這是一代精明與衝動盲目並存的年輕人。作為網際網路原住民,他們可以熟練運用信用卡和各類金融消費產品,在不同消費場景中獲得最大的利益。而另一方面,他們比上一代更沒有耐心,不再願意以「攢錢」的方式來延遲滿足感。
中國人民銀行2017年的一則數據表明,90後消費金額的增速同比增長73.2%,遠高於80後的49.5%,是70後37.2%的近兩倍。
而這其中,三四線年輕人扮演者重要的角色。
摩根史坦利(Morgan Stanley)首席中國經濟學家邢自強指出,我們預計,三四線城市的消費將從2017年的2.3萬億美元飆升到2030年的6.9萬億美元。此外,這些三四線城市或將成為同期拉動中國11.8萬億美元個人消費市場的引擎。
三浦展在《第四消費時代》裡這樣定義日本的第三消費時代:
1975年~2004年之間,這是追求個性的時代,人們對標準化的、重量不重質的消費觀念嗤之以鼻,希望通過購買特色商品體現與眾不同的自我。
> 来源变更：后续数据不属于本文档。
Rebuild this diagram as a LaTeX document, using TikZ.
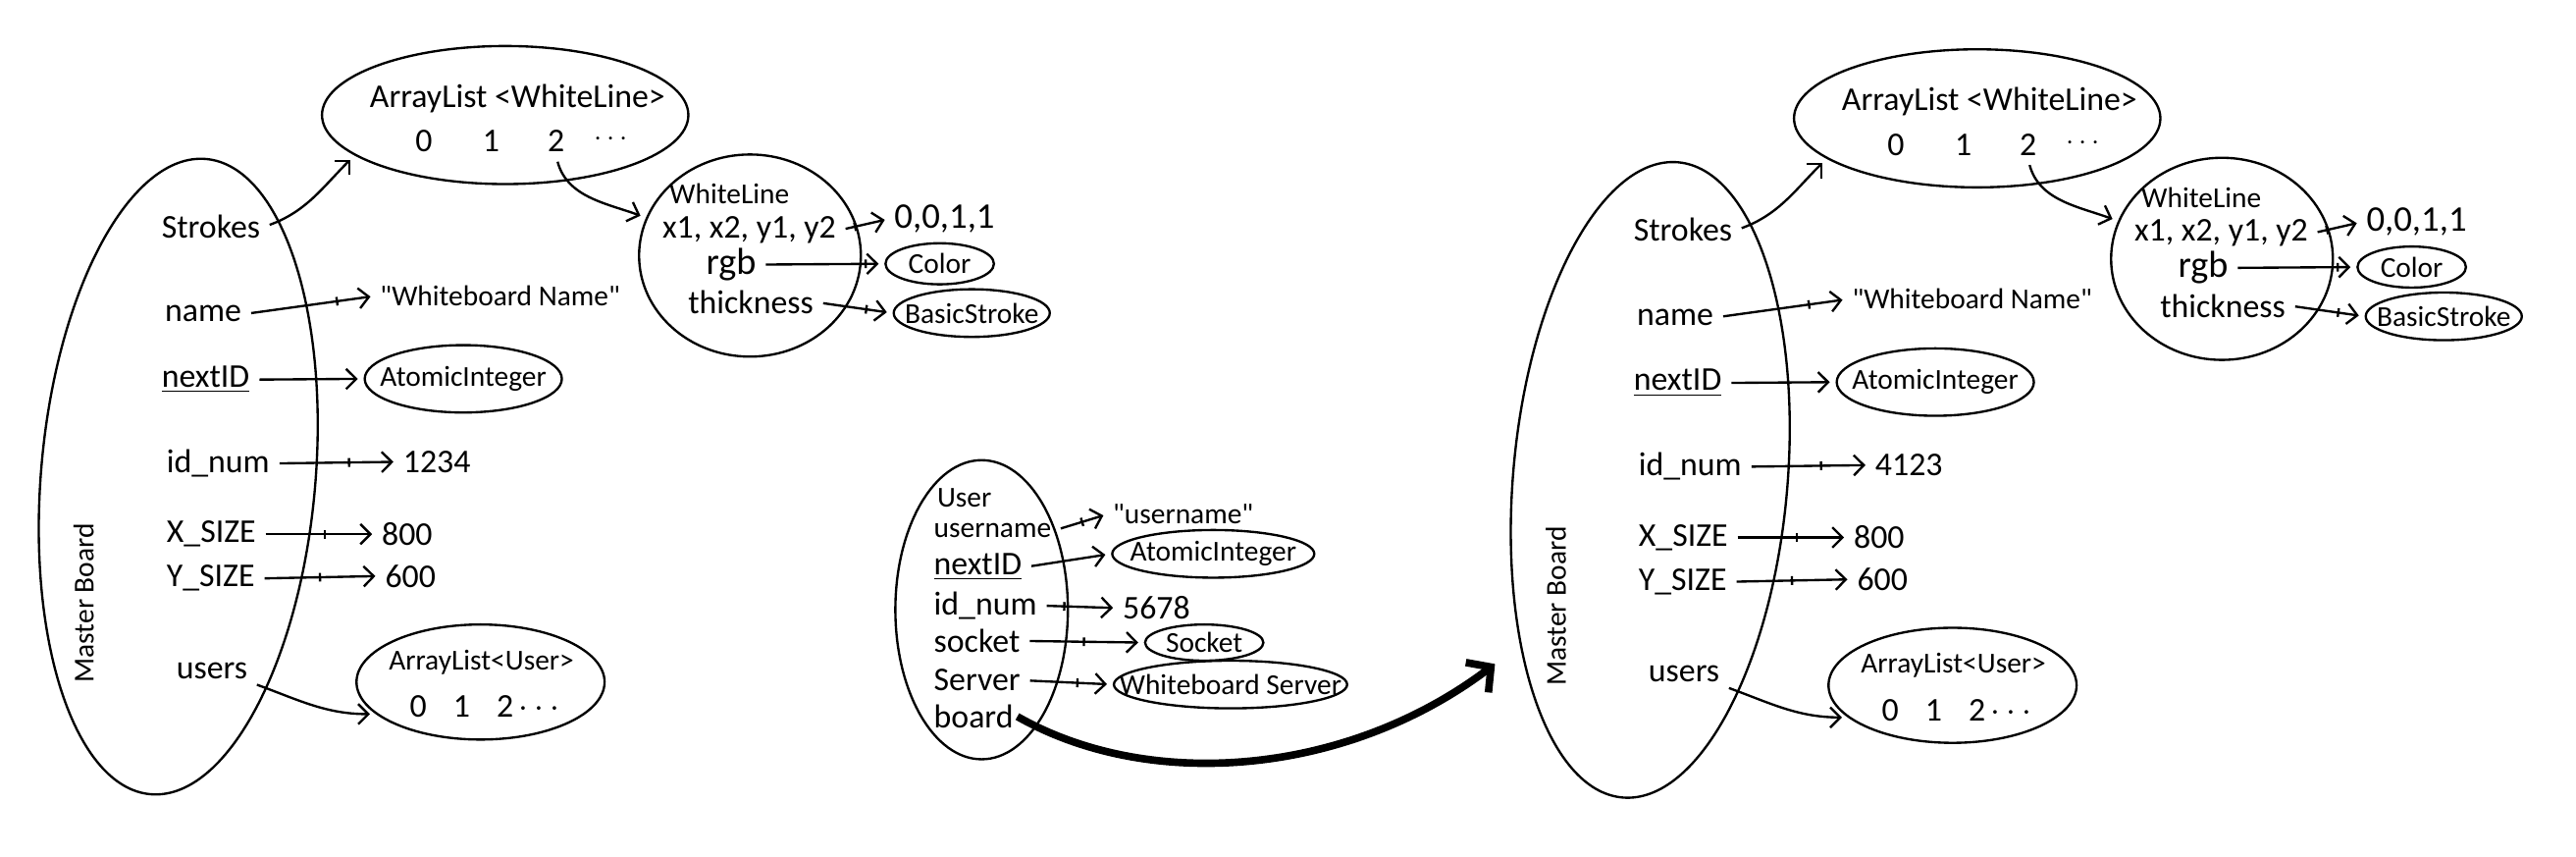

而第二消費時代到第三消費時代,本質上是「從需要(必要)到想要」「必需品到必欲品」的轉變。換言之,就是人們的消費對象從生活必需品,變為非必需的、讓人感到開心的商品。
生活必需品極好判斷,但消費者以為自己清楚,卻並不真正知道「必欲品」是什麼。
此刻的中國,此時的我們正處於這個「消費時代」。我們在微博、抖音、各種直播上購買了泡腳桶、啤酒、口紅,拿到手之後卻早就已經忘了下單瞬間的心路歷程。
年輕人也概莫能外。根據埃森哲發布《全球95後消費者調研中國洞察》報告顯示,相較於80後(23%)和90後(19%),95後中國消費者更容易衝動購物(29%),常常為買而買。而衝動消費的後遺症便是頻繁的退貨,因而需要注意的一個數據是:32%的95後會因為零售商退貨政策模糊不清而不再繼續購買,大約60%的95後稱退貨政策不清楚就可能不再購買。
對於三四線城市的年輕人來說,故事就顯示出更複雜的一面。
一直以來,中國年輕人普遍相信「社會上升通道」的存在和開放性。但事實是,「城鎮二元化」仍然很難消除,網際網路所帶來的割裂感,也讓這些沉默的小鎮青年產生一種「孤島焦慮」。
「三四線」城市往往意味著個人能動性降低,夢想受限。他們越來越難以相信通過個人奮鬥獲得成就,比如更好的學習成績,能帶來更好的生活。從前,消除這種焦慮的方式就是閉上眼。他們並不關心一線城市,更不希望被提醒小鎮之外還有另一個世界。
而消費為彌合這種割裂提供了新的可能性。一線城市的年輕人通過論壇社區、付費內容充實自我,而在三四線城市,年輕人從美妝博主的安利裡買到新款的高光、顏值提升同樣可以帶來更直接的回報。
分期消費幫助他們構建一種新的世界觀,他們希望以年輕化、個性化的消費和一線城市享受性、炫耀性的消費分庭抗禮。
他們花的每一分錢,都是在為自己想要的世界投票。而當代年輕人正在身體力行地觸摸更多的可能性。